Lacking legal or contractual labour norms precisely applicable to the case under discussion, the case shall be resolved in accordance with equity, the general principles of the labour law, provisions of International Labour Organization Conventions applicable to Paraguay, principles of common law not contrary to those of the labour law, doctrine and case law and custom or local use.

Country:
Paraguay
Subject:
Sexual harassment , Protection against discrimination in employment and occupation
Role of International Law:
Reference to international law to strengthen a decision based on domestic law
Type of instruments used:

Ratified treaty;1 Instruments not subject to ratification2

Discrimination on the grounds of sex/ Sexual harassment/ Reference to international law to strengthen a decision based on domestic law

Three workers denounced sexual harassment by the manager of a cooperative. Faced with these complaints, the cooperative called for examination of the facts, with a result that was not in favour of the applicants. Given this situation, the workers resigned from the cooperative, but one of them made a legal application. The applicant maintained that she was driven to a motel by the manager, where the manager tried to force her into a room, but because of her shouts, the manager drove away. That application was declared inappropriate for lack of evidence. Given the situation, the worker made an appeal.

In order to determine whether there was sexual harassment, the Appellate Court applied the Labour Code,3 in virtue of which the Court interpreted that the so-called vertical sexual harassment or blackmail stems from the position of authority between the active and passive subjects. That Labour Code also specifies the forms in which sexual harassment can occur: by threats, harassment, blackmail, handling with sexual intentions by the hierarchical superior towards the worker. Likewise, the Court, based on the Labour Code, ruled that that norm entitled the worker to end the labour contract with payment of the pertinent legal benefits.

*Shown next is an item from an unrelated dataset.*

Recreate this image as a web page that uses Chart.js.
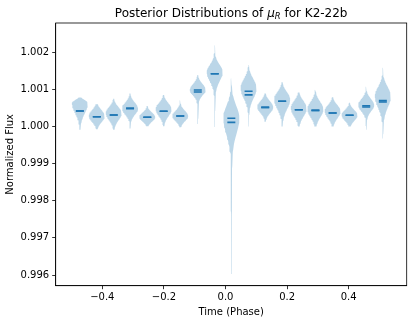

Furthermore, the Court made reference to ILO Convention No. 111 to stress that sexual harassment constituted a special form of discrimination based on gender. The Chamber studied that Convention in order to give improper conduct its due importance, because it adversely affects working conditions and labour harmony.

The Court decided the case as follows:

“Paraguay has ratified ILO Convention No. 111 concerning Discrimination in respect of Employment and Occupation, which prohibits discrimination based, among other reasons, on gender and that has the effect of changing or canceling the equality of opportunity or treatment at the employment and occupation, including in these terms both access to professional training and employment and various occupations, as the working conditions in their broadest definition. The concept of sexual harassment is recognized as a special form of discrimination based on gender.

(…) ILO Resolution concerning equality of opportunity and work for male and female workers in employment, adopted on 27 June 1985, in its paragraph 5, within the section on work conditions and environment, states that harassment of a sexual nature in the workplace harms the working conditions and the perspectives of promotion of workers (…)”

In conclusion, the Appellate Labour Court applied the Labour Code in order to determine that there was sexual harassment by blackmail by the manager against the worker. Furthermore, the Court made reference to ILO Convention No. 111 in order to stress that sexual harassment constitutes discrimination on the grounds of sex.



1 ILO Discrimination (Employment and Occupation) Convention, 1958 (No. 111).

2 ILO Resolution concerning equality of opportunity and work for the male and female workers in the workplace of 27 June 1985.

3 Article 81(w) of the Labour Code of Paraguay: “(…) as justification of termination of the contract by the unilateral will of the worker: the acts of sexual harassment consisting in threats, pressure, harassment, blackmail or handling for sexual intentions towards a worker of one or another gender by the representatives of the employer, heads of the undertaking, office or workshop or anyone hierarchically superior.”